PUBLICATIONS

Sticky BITs: Provision Adaptation and Diffusion in the Investment Treaty Network

with Weijia Rao, forthcoming Harvard International Law Journal

A defining feature of international investment law is its enforceability; almost all bilateral investment treaties (BITs) allow enforcement by investors through investor state arbitration. More than 800 enforcement actions have been initiated by investors and more than 70 billion dollars have been awarded by arbitrators. BIT enforcement has also given rise to a prominent critique from investment policy stakeholders that arbitrators sometimes overstep by expanding treaty protections through judicial interpretations that run counter to the expectations of the signatories. The primary solution advanced by some stakeholders is for states to negotiate new balanced treaties with more precise language to limit the discretion of arbitrators. Using the UNCTAD IIA Database, created by one of us in partnership with the United Nations Conference on Trade and Development (UNCTAD), we show this solution has had limited success. We also present evidence that high contracting costs, incomplete information, and status quo bias all contribute to the persistence of broad treaty provisions in the investment treaty network.


WORKING PAPERS

Do Enforcement Provisions Promote Investment? New Evidence from a Natural Experiment in the Investment Treaty Network

job talk paper

Many developing countries are considering curtailing enforcement provisions available to investors in bilateral investment treaties (BITs).
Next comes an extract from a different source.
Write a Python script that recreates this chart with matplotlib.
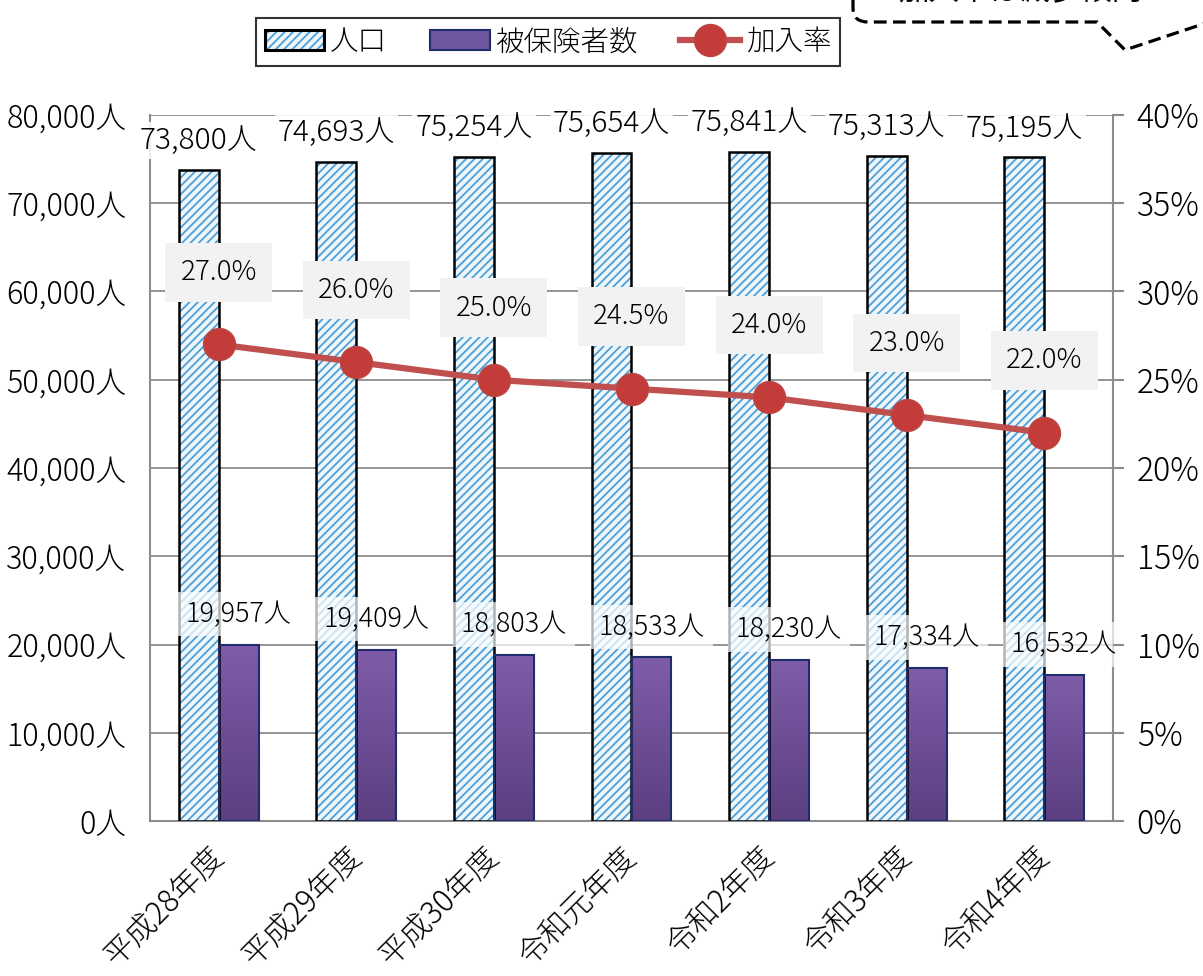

This change will likely benefit developing countries by restoring a portion of their sovereign autonomy, but perhaps at the cost of a decline in foreign investment. To evaluate whether and how the strength of the enforcement provisions in a BIT affect foreign investment I introduce a new comprehensive database that contains provision level information for over 2,500 BITs. I also identify a natural experiment that endowed some investors with new and stronger enforcement provisions through an unanticipated application of the “most favored nation” principle. I present robust evidence that stronger enforcement provisions do not lead to more investment. I also present suggestive evidence that imposing these provisions on a host economy may lead to a decline in investment as it reacts to its increased exposure to arbitration and tightened constraints on its regulation of foreign capital.

 

Capital Allocation in a Simple Dynamic Model of Multinational Production

One of the primary points of contention in U.S. China trade negotiations is the Chinese government’s requirement that U.S. investors provide Chinese investors a 50 percent stake in their business enterprises. The United States argues that, in addition to unfairly enriching the Chinese, this ownership stake is also transferring intellectual property (IP) rights to Chinese investors that they are then using to undermine the global competitive advantage of U.S. firms. This paper presents a two country model of multinational production that precisely outlines the stakes in the U.S. China trade negotiations regarding capital ownership in U.S. investments in China. The model demonstrates that some profit sharing with Chinese households may be necessary to ensure China benefits from U.S. investment. It also shows that the transfer of IP to Chinese investors may substantially erode the incentive for U.S. investors to enter the Chinese economy. These findings suggest that IP protections and some profit sharing may both be necessary to achieve an optimal outcome for both countries.